- _Exercise details_
Stop at the line containing "label=series_name, linewidth=0, ax=ax)": repeat exactly every line of the entries below from the first up to it, plus that line, with pictures omitted.

- _Entries with chart source code_
------------
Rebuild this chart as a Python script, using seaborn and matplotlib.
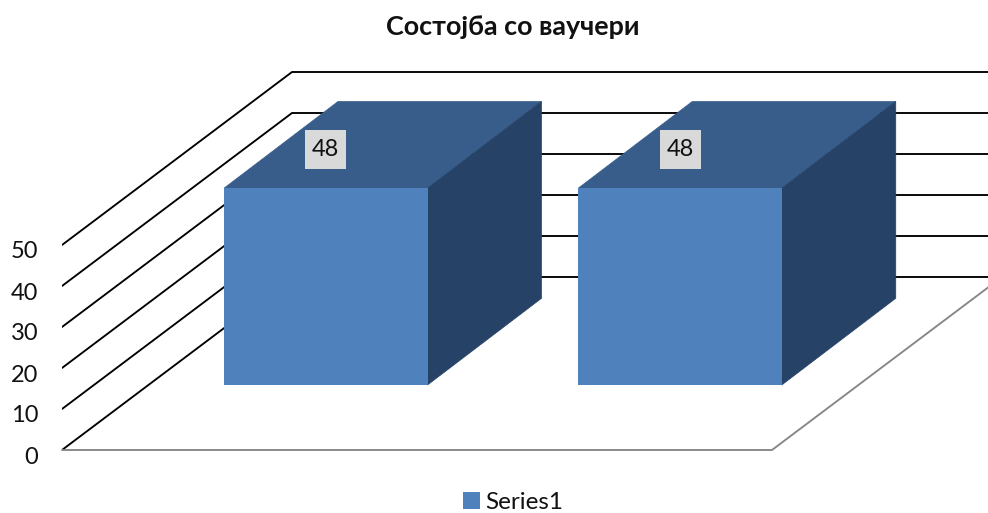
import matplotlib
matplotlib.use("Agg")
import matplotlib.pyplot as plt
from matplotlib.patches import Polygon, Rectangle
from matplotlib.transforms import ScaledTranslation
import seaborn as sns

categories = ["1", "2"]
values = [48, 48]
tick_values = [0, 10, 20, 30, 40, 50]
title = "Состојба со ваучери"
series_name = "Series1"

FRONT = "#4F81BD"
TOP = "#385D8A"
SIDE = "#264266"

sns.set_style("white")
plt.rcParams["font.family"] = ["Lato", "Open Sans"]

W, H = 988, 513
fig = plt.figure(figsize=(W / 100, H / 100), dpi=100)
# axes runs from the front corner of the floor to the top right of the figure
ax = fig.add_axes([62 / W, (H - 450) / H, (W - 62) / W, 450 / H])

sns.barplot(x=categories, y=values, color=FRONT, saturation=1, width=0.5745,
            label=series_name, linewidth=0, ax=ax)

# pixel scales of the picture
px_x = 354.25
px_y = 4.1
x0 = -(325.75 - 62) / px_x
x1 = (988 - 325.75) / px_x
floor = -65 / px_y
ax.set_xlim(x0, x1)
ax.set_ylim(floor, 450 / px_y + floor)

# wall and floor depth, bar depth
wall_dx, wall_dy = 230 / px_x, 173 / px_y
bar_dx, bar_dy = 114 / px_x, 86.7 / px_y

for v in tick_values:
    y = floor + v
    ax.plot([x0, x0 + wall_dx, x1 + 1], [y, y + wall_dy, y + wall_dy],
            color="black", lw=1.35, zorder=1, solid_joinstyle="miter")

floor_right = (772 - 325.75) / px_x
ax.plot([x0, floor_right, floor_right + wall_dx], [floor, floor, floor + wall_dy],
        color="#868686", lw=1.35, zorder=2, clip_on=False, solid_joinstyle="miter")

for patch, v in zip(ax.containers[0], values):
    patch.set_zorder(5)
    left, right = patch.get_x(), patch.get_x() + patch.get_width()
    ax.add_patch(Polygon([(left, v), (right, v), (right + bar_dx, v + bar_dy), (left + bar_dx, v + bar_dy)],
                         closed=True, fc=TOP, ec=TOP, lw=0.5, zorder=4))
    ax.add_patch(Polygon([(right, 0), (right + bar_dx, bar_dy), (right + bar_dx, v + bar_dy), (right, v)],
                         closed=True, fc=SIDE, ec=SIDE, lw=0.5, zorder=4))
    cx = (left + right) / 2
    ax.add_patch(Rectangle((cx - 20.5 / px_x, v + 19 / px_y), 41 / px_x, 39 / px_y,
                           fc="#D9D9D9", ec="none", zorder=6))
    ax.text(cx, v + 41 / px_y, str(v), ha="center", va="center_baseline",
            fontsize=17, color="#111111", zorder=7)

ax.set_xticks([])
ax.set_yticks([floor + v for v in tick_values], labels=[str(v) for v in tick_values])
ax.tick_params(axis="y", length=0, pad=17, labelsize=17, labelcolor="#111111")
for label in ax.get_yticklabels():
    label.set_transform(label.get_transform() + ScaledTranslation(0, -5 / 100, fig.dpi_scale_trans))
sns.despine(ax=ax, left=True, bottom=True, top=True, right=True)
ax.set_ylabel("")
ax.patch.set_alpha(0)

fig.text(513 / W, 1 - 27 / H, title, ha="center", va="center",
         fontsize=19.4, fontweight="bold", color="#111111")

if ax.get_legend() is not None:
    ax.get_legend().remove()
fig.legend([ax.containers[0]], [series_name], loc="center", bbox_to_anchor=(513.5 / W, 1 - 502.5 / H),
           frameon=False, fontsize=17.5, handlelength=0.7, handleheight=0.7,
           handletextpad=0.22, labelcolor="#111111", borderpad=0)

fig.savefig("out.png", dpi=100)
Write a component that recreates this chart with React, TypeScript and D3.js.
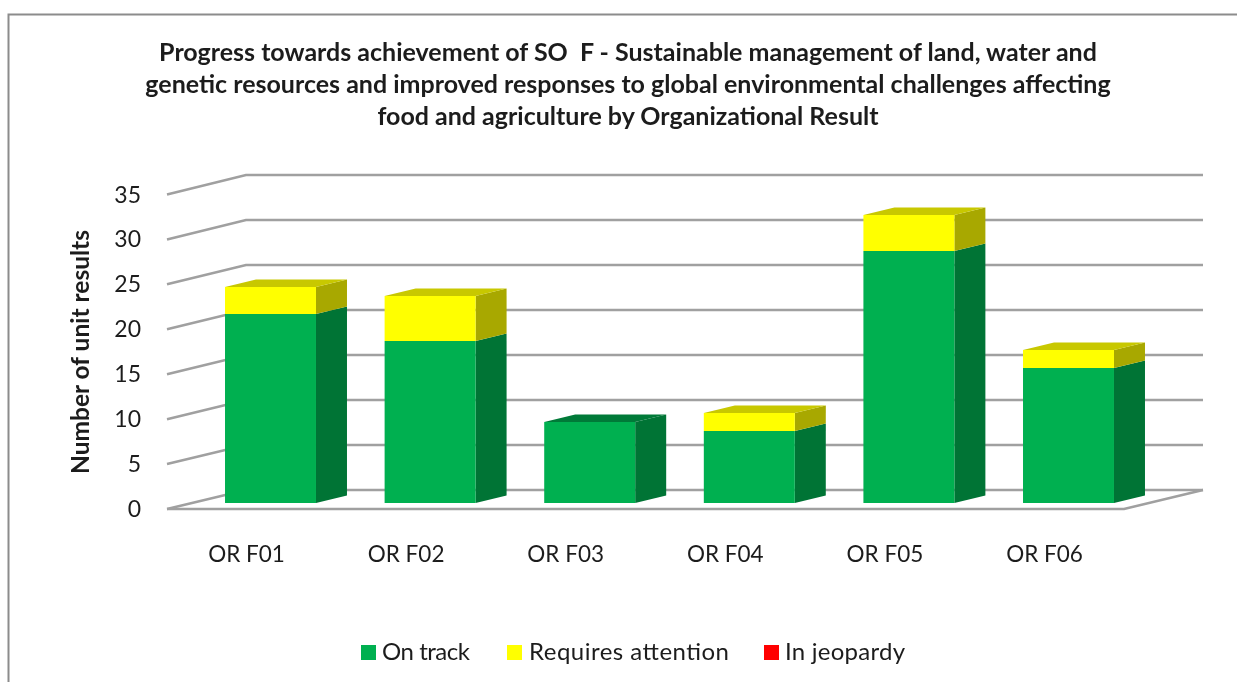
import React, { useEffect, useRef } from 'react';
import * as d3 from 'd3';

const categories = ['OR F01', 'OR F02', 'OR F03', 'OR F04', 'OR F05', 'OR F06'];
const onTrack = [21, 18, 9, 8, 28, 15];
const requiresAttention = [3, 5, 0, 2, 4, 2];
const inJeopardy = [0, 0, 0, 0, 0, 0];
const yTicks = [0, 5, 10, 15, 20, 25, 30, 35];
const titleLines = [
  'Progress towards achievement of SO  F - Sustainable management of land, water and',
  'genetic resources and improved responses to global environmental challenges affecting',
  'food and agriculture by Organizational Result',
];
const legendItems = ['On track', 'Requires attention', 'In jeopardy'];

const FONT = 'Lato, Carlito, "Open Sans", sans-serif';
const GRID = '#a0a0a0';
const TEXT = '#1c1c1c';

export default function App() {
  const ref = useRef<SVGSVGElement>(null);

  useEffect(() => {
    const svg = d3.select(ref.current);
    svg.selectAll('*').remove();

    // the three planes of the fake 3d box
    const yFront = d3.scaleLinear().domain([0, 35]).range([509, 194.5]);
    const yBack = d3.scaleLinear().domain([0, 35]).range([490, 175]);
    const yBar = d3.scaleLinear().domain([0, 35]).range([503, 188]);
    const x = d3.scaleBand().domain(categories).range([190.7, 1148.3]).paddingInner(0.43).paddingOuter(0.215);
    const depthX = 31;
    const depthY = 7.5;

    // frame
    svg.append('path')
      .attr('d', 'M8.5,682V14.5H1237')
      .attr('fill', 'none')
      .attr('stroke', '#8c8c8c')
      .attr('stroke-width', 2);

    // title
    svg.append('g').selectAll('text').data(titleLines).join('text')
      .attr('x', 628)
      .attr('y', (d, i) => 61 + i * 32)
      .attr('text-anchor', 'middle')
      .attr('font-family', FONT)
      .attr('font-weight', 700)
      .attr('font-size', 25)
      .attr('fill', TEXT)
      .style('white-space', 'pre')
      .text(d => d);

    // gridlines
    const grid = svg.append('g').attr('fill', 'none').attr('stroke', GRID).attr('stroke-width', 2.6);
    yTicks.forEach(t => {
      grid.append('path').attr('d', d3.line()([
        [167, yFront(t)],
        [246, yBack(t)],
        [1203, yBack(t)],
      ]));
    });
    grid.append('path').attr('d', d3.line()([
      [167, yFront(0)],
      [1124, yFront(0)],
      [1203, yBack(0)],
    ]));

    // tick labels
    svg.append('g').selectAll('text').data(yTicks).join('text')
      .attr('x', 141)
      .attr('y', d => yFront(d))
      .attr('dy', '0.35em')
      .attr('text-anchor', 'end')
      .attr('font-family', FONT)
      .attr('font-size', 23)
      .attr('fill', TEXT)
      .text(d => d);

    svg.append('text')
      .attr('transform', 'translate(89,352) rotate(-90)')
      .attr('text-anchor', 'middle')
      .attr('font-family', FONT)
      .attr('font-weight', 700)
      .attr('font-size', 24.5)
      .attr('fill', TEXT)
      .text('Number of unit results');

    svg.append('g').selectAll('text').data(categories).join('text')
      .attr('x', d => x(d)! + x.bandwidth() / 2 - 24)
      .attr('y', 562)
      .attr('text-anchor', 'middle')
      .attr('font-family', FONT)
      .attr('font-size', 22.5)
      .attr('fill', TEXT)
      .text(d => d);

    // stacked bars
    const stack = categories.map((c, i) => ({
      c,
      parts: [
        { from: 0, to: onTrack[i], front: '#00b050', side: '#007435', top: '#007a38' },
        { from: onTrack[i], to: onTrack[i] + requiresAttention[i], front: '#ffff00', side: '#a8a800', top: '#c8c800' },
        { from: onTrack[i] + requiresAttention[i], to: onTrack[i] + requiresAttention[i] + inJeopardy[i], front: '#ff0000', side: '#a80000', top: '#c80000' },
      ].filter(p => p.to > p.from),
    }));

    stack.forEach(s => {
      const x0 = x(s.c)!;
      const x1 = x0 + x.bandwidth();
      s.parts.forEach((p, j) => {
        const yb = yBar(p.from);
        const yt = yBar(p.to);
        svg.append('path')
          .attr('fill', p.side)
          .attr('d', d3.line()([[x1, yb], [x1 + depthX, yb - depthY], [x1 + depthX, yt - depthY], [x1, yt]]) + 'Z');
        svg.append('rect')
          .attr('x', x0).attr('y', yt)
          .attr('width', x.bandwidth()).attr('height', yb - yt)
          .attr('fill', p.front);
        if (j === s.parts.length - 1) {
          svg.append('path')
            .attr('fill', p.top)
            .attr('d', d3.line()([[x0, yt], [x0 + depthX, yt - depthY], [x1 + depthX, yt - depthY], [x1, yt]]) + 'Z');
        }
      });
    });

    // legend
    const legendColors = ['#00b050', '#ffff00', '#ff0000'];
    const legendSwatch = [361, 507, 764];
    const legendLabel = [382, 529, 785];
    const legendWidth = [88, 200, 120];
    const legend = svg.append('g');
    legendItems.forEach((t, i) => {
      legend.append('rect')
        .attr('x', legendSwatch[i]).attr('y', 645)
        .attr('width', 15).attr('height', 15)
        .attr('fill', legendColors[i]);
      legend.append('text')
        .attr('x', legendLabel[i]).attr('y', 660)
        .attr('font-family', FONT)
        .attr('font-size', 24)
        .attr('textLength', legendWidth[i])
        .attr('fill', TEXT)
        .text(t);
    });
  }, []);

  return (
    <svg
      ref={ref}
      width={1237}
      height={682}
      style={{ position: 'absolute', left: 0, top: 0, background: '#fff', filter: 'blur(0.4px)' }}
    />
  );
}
------------
- _Answer to the exercise_
Rebuild this chart as a Python script, using seaborn and matplotlib.
import matplotlib
matplotlib.use("Agg")
import matplotlib.pyplot as plt
from matplotlib.patches import Polygon, Rectangle
from matplotlib.transforms import ScaledTranslation
import seaborn as sns

categories = ["1", "2"]
values = [48, 48]
tick_values = [0, 10, 20, 30, 40, 50]
title = "Состојба со ваучери"
series_name = "Series1"

FRONT = "#4F81BD"
TOP = "#385D8A"
SIDE = "#264266"

sns.set_style("white")
plt.rcParams["font.family"] = ["Lato", "Open Sans"]

W, H = 988, 513
fig = plt.figure(figsize=(W / 100, H / 100), dpi=100)
# axes runs from the front corner of the floor to the top right of the figure
ax = fig.add_axes([62 / W, (H - 450) / H, (W - 62) / W, 450 / H])

sns.barplot(x=categories, y=values, color=FRONT, saturation=1, width=0.5745,
            label=series_name, linewidth=0, ax=ax)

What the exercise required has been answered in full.